» Task prompt: Reproduce, word for word, the span of lines starting at the line holding "Reproduce this chart with Chart.js." and ending at the line holding "const yTitle = 'TSS, mg/l';". Omit every picture.

[Entries with chart source code]
>>
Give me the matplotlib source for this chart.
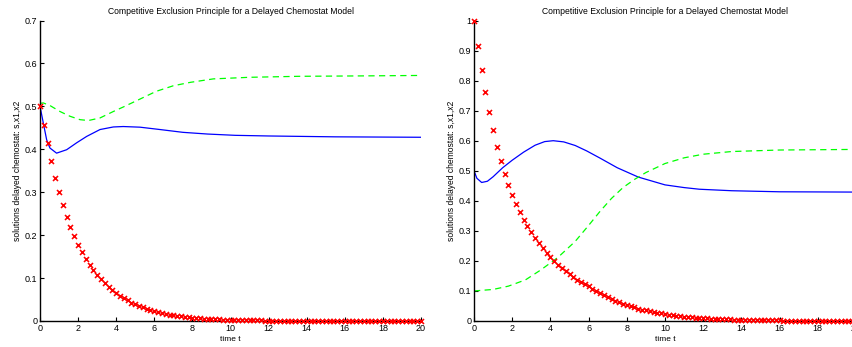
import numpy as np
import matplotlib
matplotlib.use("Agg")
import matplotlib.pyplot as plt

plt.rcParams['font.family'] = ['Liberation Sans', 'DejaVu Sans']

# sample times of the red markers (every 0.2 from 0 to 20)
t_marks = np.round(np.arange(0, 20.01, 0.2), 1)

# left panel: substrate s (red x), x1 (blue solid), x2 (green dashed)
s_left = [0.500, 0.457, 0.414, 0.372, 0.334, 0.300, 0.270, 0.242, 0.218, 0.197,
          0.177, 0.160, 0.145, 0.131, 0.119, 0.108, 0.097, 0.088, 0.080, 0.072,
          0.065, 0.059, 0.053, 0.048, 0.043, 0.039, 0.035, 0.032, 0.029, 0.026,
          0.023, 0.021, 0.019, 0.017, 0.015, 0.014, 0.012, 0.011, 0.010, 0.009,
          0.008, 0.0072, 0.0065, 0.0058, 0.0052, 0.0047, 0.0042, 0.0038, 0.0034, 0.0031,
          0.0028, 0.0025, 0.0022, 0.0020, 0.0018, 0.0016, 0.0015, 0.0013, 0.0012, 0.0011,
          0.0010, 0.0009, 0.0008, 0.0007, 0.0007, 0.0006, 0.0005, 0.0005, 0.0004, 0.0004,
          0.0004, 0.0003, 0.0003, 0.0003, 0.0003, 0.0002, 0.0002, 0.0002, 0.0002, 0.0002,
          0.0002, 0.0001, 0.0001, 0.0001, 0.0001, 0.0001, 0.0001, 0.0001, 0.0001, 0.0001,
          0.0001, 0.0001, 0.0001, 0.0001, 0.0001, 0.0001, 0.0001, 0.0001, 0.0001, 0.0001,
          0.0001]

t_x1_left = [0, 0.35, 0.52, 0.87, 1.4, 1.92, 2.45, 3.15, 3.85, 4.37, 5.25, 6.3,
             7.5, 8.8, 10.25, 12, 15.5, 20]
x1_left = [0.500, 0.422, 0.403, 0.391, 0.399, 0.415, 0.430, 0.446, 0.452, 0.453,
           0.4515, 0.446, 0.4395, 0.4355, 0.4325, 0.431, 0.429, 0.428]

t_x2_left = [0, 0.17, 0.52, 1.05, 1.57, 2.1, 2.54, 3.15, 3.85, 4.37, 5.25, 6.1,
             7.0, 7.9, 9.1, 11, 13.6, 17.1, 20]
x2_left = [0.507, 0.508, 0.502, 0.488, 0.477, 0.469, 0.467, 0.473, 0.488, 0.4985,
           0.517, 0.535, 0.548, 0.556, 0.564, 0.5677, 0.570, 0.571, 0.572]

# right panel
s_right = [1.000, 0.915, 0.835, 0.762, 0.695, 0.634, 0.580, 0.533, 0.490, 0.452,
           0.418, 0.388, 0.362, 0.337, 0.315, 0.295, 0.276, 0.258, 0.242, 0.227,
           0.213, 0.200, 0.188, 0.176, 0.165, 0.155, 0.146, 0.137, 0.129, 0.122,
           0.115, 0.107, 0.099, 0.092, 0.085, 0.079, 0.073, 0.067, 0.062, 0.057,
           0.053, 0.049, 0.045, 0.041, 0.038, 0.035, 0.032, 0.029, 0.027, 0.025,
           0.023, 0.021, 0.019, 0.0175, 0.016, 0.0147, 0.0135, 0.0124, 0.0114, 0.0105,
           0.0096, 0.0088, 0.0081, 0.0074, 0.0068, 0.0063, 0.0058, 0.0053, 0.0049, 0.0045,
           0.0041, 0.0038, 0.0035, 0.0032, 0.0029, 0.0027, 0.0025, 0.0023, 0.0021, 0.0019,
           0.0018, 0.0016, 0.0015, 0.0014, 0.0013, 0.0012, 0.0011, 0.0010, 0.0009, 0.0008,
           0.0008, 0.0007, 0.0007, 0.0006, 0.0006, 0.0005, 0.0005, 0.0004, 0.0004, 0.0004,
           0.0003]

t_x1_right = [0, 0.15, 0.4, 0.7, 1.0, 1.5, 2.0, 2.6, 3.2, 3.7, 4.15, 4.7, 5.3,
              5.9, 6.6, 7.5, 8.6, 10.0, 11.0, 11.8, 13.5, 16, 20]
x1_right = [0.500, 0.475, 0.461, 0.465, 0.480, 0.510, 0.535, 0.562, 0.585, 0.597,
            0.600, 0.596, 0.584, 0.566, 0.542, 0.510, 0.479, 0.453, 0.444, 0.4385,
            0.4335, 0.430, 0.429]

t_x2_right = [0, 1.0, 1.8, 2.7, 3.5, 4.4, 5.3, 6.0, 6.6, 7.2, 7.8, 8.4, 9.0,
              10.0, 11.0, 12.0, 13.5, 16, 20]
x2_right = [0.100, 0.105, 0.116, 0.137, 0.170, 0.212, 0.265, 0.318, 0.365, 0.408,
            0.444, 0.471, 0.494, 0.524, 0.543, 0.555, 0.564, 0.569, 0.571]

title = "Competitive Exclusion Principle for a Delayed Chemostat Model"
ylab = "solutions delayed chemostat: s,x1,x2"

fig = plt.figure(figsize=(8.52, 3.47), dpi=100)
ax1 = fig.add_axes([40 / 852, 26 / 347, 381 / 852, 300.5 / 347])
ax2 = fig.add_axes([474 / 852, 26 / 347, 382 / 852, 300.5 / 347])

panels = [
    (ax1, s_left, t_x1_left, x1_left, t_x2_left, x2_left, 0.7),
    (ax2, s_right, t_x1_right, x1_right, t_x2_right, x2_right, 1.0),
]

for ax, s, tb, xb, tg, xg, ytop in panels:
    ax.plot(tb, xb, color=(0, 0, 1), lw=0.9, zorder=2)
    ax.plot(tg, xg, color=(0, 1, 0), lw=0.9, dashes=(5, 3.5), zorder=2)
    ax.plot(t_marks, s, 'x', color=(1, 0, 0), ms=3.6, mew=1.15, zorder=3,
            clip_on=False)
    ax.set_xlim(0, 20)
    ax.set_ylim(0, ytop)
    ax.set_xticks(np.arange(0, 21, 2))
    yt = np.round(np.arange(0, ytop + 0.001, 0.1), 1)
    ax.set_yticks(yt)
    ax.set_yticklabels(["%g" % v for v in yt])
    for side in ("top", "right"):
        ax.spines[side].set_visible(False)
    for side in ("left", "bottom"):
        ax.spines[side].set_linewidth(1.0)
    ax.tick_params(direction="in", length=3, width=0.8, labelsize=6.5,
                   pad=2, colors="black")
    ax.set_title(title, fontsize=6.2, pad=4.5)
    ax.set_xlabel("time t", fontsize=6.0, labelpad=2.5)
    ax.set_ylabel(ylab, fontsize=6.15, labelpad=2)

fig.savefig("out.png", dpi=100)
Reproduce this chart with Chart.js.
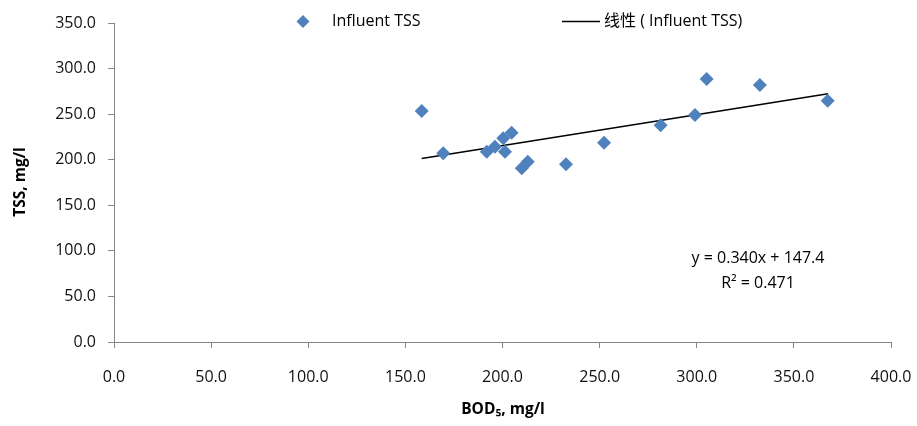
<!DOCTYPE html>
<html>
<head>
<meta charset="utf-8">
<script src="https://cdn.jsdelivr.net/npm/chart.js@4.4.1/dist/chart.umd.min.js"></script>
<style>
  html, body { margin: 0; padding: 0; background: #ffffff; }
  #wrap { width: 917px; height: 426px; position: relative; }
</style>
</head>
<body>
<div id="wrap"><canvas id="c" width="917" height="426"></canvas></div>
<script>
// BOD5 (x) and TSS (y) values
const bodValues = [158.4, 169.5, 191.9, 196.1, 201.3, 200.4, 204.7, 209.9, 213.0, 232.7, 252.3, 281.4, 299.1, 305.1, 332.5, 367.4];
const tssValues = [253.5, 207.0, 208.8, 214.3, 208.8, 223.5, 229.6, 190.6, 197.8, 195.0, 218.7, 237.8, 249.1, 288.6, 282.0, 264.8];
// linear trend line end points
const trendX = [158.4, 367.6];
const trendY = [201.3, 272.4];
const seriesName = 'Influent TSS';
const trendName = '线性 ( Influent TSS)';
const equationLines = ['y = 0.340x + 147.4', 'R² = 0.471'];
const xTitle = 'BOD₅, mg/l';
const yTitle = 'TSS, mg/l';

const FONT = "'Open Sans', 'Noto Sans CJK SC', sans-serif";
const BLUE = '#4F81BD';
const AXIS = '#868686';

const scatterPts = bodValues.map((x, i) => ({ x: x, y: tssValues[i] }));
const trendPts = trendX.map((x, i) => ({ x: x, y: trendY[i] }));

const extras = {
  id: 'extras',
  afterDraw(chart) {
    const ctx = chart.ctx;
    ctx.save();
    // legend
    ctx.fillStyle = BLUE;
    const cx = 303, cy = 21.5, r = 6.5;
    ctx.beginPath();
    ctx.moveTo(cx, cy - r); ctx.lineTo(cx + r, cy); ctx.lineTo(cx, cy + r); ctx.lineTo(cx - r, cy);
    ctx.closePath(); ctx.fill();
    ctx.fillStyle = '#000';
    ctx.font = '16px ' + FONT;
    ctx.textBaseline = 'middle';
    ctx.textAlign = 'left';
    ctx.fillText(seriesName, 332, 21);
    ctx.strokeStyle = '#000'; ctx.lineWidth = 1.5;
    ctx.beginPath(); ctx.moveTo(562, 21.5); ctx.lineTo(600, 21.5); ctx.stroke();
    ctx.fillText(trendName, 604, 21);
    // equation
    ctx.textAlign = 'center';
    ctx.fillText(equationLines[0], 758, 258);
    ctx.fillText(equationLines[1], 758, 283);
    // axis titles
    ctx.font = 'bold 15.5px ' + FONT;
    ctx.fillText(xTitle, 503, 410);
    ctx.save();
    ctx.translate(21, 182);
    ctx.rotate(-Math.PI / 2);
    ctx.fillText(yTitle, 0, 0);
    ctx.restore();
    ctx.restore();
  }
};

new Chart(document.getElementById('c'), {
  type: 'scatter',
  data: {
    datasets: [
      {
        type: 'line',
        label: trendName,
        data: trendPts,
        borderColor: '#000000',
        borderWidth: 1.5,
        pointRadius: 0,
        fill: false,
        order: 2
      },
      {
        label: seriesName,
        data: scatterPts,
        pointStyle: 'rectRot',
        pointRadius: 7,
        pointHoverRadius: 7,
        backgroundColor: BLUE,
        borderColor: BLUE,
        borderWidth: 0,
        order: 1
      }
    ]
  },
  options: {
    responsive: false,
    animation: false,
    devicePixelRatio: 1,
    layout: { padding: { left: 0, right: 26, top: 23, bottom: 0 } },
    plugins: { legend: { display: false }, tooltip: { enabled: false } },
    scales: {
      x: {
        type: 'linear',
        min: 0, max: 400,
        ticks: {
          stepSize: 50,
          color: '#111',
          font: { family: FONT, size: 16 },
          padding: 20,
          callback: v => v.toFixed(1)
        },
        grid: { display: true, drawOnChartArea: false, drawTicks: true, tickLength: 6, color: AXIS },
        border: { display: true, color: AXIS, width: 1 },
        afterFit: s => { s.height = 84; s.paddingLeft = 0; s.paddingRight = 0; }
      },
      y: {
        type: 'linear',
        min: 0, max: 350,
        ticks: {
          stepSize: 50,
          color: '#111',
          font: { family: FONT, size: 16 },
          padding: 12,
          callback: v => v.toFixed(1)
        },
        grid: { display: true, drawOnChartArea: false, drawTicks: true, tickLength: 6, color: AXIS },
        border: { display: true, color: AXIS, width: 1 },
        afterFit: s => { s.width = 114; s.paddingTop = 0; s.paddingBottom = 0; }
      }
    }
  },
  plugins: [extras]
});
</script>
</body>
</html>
<<
» Answer to this task:
Reproduce this chart with Chart.js.
<!DOCTYPE html>
<html>
<head>
<meta charset="utf-8">
<script src="https://cdn.jsdelivr.net/npm/chart.js@4.4.1/dist/chart.umd.min.js"></script>
<style>
  html, body { margin: 0; padding: 0; background: #ffffff; }
  #wrap { width: 917px; height: 426px; position: relative; }
</style>
</head>
<body>
<div id="wrap"><canvas id="c" width="917" height="426"></canvas></div>
<script>
// BOD5 (x) and TSS (y) values
const bodValues = [158.4, 169.5, 191.9, 196.1, 201.3, 200.4, 204.7, 209.9, 213.0, 232.7, 252.3, 281.4, 299.1, 305.1, 332.5, 367.4];
const tssValues = [253.5, 207.0, 208.8, 214.3, 208.8, 223.5, 229.6, 190.6, 197.8, 195.0, 218.7, 237.8, 249.1, 288.6, 282.0, 264.8];
// linear trend line end points
const trendX = [158.4, 367.6];
const trendY = [201.3, 272.4];
const seriesName = 'Influent TSS';
const trendName = '线性 ( Influent TSS)';
const equationLines = ['y = 0.340x + 147.4', 'R² = 0.471'];
const xTitle = 'BOD₅, mg/l';
const yTitle = 'TSS, mg/l';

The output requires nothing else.